Mr. LJ and I discussed the reasons behind this holiday culture together to truly understand the difference and I think I’ve come to terms with one of the reasons that made Mr. LJ understand completely.

Americans are bit more restricted when it comes to traveling, unless you have loose purse strings. Granted, we have a large country and depending on your mood, can find something different. You want something warm and tropical? Go to Florida. You want more colonial and homey? Go to New England. You want something exciting, rich and new, go to LA. We have many areas in our country, so we get to dip our toes into a lot. But it’s still not “cheap”. Flying from Boston to LA is the same amount as flying from Boston to London, unfortunately.

The English, however, have access to so many wonderful places and at a cheap cost! I could fly to Belfast for less than 50 quid. I can fly to Warsaw for 100 quid. I could fly to Rome for less than 100 quid. ITS. SO. CHEAP. I think because of this, and the simple act of traveling all over Europe is kind of the “norm”, they take it for granted.

Most Americans I know, (including myself when I was a wee lass), would dream about going to Europe, and the harsh truth is, many of them may never go due to expenses or simply life. So when an American goes on “holiday” somewhere new, we see EVERYTHING. We try EVERYTHING. Spaghetti with inky squid? YAWWP. Walk 24,000 steps around a city in order to cram everything in? YAWWP.

We see everything because we don’t know if we will ever come back again.
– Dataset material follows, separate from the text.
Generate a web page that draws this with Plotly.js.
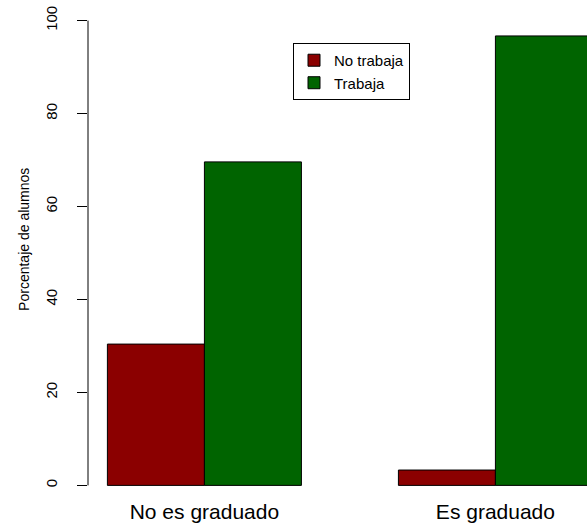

Now before you slam me with, “But I’m British and not like that!” I wasn’t talking specifically about you, girl. But this is a stereotype and it exists for a reason. Just like I know not all Americans are good travelers. I know one or two who would have loved to go to the same restaurant every single day because it was good the first time, so why risk it? BECAUSE THERE ARE A MILLION OTHER AMAZING RESTAURANTS YOU DOOFUS.

Will I go to Cyprus again? Probably not. If I wanted to eat English food and hang out with English people, I wouldn’t spend $1,000 to do it.